Exercise aim >> Make a tally of the lines in the records that include the string "chart", and give only that number.

Records supplied >>
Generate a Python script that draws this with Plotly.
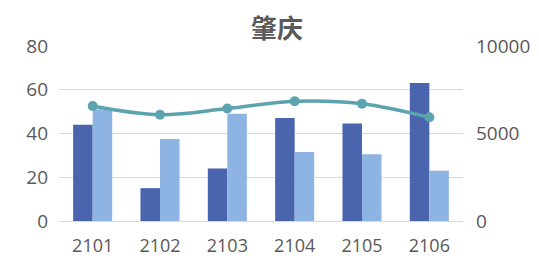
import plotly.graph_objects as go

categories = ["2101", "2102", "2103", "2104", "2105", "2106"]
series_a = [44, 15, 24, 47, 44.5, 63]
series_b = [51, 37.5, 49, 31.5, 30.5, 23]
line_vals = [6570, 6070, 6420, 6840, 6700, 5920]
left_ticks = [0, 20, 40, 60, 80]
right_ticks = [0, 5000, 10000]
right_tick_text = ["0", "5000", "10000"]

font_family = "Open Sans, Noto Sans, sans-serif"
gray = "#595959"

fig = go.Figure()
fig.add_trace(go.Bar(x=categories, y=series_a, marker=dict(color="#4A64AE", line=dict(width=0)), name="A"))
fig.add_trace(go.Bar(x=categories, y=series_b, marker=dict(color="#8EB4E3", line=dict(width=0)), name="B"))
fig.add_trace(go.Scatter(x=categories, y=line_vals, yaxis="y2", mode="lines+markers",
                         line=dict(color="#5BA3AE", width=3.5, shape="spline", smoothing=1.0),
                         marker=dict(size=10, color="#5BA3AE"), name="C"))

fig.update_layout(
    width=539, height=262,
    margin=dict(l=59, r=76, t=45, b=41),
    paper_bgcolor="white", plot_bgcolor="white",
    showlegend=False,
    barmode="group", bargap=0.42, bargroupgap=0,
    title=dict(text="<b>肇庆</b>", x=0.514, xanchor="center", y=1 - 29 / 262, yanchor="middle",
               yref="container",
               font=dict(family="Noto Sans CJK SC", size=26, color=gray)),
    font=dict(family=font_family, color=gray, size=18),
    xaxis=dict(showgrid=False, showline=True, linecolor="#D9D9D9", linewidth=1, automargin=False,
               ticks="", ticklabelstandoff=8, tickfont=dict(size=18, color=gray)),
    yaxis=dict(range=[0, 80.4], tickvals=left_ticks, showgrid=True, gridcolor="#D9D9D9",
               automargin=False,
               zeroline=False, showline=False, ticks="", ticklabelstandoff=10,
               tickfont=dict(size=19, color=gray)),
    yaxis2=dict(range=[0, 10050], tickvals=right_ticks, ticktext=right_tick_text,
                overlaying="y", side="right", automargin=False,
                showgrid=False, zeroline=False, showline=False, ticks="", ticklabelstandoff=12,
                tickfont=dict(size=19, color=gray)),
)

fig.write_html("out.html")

--

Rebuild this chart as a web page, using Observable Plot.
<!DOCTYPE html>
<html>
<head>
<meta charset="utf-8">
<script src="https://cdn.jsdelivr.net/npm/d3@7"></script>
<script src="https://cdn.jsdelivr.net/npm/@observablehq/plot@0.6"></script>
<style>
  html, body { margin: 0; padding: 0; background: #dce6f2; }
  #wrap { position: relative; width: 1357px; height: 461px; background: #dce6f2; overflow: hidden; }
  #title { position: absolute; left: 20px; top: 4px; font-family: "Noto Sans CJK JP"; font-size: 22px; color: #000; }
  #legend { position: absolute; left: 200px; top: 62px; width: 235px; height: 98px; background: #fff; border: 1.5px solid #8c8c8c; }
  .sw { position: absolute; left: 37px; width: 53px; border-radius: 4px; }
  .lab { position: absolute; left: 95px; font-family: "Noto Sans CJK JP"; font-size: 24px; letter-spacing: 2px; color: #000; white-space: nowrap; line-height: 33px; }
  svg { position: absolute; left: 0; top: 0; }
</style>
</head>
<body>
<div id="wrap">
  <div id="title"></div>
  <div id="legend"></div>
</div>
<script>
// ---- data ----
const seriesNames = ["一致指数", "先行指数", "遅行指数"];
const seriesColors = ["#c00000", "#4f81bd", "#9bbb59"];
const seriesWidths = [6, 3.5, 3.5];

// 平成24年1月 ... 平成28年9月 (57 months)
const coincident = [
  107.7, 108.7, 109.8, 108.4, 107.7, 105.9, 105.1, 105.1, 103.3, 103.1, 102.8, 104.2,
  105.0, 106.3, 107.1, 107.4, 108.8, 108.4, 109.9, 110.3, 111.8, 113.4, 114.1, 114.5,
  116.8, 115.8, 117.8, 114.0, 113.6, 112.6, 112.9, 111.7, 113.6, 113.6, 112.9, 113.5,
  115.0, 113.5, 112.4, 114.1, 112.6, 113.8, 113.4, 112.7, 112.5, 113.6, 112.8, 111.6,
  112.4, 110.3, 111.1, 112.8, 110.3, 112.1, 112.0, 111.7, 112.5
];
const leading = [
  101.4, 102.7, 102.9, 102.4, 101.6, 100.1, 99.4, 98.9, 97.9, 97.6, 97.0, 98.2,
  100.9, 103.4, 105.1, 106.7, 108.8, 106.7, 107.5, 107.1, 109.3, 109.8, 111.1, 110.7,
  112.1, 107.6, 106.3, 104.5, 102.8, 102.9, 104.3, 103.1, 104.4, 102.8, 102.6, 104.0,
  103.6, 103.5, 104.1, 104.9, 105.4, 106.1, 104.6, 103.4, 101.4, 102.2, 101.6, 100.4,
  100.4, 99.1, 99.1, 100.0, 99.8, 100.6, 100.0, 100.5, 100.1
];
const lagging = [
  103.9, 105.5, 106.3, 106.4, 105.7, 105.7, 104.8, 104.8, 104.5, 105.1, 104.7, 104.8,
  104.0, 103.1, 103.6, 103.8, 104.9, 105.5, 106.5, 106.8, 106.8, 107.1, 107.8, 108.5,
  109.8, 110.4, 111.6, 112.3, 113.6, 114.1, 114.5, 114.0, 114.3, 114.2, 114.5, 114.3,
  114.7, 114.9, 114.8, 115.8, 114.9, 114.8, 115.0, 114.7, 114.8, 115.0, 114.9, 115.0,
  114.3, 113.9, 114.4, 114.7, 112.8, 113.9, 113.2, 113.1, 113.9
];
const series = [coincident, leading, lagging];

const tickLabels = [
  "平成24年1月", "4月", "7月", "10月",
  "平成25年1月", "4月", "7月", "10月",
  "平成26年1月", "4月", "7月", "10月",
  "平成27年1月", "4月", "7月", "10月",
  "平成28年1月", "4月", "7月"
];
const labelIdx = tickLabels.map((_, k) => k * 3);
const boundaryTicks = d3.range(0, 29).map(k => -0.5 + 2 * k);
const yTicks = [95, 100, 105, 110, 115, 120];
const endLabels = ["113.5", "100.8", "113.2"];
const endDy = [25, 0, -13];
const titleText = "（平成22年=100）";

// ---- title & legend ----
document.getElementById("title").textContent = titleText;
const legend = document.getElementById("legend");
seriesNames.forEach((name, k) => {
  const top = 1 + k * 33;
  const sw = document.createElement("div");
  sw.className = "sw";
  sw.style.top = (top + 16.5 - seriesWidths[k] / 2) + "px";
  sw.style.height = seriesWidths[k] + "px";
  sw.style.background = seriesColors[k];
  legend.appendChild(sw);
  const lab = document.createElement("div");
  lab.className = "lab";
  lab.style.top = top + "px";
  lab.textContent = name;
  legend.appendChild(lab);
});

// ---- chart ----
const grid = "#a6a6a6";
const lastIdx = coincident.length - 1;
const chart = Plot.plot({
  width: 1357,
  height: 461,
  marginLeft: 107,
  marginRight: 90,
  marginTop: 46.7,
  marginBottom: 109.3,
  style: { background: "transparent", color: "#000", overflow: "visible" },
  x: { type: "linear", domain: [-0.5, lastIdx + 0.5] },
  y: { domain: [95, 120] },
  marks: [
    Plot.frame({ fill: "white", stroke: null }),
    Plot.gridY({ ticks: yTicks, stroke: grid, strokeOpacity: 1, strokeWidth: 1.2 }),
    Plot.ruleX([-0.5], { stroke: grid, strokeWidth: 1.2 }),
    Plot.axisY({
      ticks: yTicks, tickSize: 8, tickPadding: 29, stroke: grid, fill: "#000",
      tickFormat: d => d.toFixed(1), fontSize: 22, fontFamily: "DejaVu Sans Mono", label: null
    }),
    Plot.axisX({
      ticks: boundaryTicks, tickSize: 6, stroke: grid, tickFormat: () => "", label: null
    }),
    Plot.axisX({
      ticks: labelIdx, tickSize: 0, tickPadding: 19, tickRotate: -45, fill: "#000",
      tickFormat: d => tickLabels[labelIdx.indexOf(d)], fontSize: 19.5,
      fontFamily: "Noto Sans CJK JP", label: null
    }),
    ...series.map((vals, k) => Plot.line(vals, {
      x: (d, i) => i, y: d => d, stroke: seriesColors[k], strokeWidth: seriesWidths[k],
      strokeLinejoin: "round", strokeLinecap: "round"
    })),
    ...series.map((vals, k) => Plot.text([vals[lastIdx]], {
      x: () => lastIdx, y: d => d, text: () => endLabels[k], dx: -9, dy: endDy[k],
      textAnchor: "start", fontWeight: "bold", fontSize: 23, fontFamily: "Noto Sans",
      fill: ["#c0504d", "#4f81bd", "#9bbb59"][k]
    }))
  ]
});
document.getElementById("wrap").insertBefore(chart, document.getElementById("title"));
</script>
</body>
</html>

...

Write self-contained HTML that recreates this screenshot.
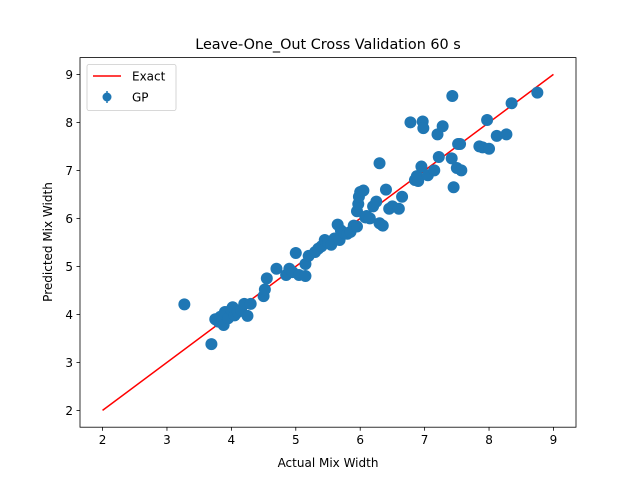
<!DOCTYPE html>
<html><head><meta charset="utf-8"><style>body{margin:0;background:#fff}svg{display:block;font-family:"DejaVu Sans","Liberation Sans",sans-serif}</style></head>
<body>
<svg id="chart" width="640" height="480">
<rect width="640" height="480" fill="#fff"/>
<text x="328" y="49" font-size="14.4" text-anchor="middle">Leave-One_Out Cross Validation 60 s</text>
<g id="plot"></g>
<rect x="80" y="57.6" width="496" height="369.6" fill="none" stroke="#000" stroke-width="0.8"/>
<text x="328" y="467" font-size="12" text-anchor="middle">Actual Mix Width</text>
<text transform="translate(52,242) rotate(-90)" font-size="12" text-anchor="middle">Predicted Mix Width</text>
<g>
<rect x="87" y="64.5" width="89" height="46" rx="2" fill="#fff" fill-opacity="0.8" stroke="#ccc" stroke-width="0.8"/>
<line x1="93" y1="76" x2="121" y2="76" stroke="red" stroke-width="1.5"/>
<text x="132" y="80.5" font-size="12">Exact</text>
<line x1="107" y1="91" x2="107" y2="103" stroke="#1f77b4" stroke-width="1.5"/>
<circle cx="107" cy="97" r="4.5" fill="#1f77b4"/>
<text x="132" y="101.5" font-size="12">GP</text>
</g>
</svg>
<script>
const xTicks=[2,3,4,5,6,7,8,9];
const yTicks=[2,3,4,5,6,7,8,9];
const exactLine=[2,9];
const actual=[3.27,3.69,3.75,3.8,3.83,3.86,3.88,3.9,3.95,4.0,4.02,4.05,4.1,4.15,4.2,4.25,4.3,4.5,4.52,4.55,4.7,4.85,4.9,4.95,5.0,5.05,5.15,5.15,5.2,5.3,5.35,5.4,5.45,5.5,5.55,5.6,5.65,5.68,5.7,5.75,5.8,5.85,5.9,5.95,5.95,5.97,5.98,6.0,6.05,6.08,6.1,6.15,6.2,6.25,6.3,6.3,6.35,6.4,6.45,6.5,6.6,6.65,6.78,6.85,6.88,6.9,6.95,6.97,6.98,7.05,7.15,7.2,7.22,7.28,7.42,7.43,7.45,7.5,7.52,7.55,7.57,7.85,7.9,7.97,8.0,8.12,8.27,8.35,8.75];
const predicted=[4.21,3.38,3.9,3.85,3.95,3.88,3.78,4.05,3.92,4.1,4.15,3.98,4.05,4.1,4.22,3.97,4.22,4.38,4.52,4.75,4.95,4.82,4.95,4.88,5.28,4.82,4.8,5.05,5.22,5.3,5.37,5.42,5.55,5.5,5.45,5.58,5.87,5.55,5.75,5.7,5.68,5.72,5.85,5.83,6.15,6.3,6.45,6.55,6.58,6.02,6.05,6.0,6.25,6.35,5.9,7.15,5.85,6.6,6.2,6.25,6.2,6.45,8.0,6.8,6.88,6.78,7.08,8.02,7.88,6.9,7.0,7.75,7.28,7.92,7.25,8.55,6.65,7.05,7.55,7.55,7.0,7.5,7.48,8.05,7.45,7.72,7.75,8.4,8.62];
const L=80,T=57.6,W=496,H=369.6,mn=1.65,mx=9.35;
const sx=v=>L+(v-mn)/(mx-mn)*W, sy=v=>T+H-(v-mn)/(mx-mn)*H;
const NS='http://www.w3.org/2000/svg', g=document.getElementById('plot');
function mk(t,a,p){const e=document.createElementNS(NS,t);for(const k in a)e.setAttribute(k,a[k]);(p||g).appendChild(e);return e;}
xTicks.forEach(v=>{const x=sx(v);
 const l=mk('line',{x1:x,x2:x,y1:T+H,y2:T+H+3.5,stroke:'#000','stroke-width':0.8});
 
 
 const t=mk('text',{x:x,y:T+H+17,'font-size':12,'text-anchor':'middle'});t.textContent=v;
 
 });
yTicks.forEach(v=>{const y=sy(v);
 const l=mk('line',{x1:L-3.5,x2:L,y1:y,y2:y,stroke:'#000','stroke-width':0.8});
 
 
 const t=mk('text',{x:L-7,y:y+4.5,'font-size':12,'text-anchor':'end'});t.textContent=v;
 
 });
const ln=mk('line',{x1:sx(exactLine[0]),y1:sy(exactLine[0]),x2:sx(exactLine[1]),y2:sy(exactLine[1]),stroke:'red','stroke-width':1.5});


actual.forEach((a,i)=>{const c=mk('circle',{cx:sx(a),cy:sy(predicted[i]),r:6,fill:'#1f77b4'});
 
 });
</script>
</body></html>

Final answer >> 5